Build a small library of reusable lesson blocks
Instead of storing only full lesson plans, create reusable blocks.
Useful blocks include:
Warm-up questions
Explanation templates
Practice sets
Common mistake examples
Reflection prompts
Homework formats
Parent update templates
Over time, these blocks become your tutoring system. You are no longer creating everything from scratch. You are selecting, adapting, and improving.
This is one of the easiest ways to reduce planning time while improving lesson quality.
Use AI as a draft assistant, not a replacement teacher
AI can help tutors personalize faster, but only when used correctly.
A strong AI prompt should include:
Student level
Lesson goal
Topic
Common mistake
Session length
Preferred activity style
Desired outcome
For example:
Create a 45-minute tutoring lesson for a 13-year-old student learning linear equations. The student understands basic operations but struggles to isolate variables. Include a warm-up, guided examples, independent practice, and a short homework task.
This gives you a strong first draft. Then you adjust it using your judgment.
The tutor still makes the teaching decisions. AI simply speeds up the first version.
Track progress in small notes
Personalization improves when your notes are consistent.
After each lesson, write down:
What we covered
What the student understood
What was difficult
What to review next time
That is enough for most tutoring workflows.
The goal is not to create a perfect academic record. The goal is to make next week’s lesson easier to personalize.
Create three levels of personalization
Not every lesson needs the same amount of customization. A useful system is to think in three levels.
Level 1: Light personalization
Use this when a student is progressing normally.
You adjust the examples, homework, or pace, but the lesson structure stays mostly the same.
Level 2: Medium personalization
Use this when a student is stuck on a concept.
You change the explanation method, add extra practice, and slow down the session.
Level 3: Deep personalization
Use this when the student has a major exam, confidence issue, learning gap, or parent concern.
You create a more specific plan with targeted review, milestones, and communication.
This prevents overplanning. You personalize deeply only when the situation requires it.
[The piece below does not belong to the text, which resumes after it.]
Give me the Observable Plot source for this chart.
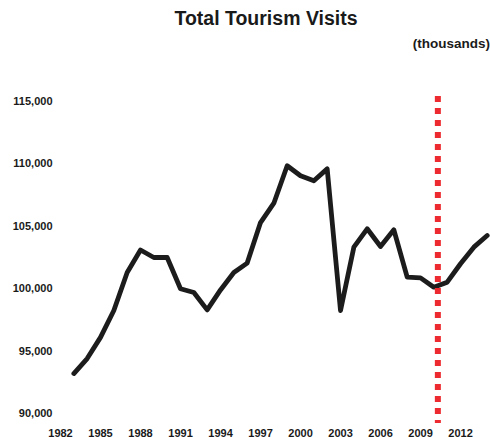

Personalization should also support confidence
Many tutors focus only on academic level. But confidence is part of personalization too.
A student who feels anxious may need:
Easier opening questions
More encouragement
Smaller steps
More visible progress
Less pressure at the start of the lesson
A confident student may need:
Harder challenges
Faster pacing
More independence
Exam-style questions
The best tutoring does not only match the student’s knowledge. It matches their emotional state.
How Classario helps tutors personalize faster
Classario helps tutors connect student profiles, lesson planning, and workflow management in one place. That makes personalization easier because the lesson is not separated from the student’s history.
Instead of asking, “What should I teach today?” you can start with the student’s goals, recent struggles, and next step. Then AI-supported planning helps turn that context into a usable lesson faster.
For tutors managing multiple students, this can save hours every week.
FAQ
How do you personalize a tutoring lesson?
Start with the student’s goal, current level, recent struggles, and confidence. Then adjust the lesson examples, pace, practice questions, and homework to match that learner.
Can AI personalize tutoring lessons?
AI can help draft personalized lesson plans when given enough student context. However, the tutor should still review, adapt, and improve the plan before using it.
How can tutors save time on lesson planning?
Use repeatable lesson structures, reusable activity blocks, short progress notes, and AI-assisted drafts. This reduces blank-page planning while keeping lessons personalized.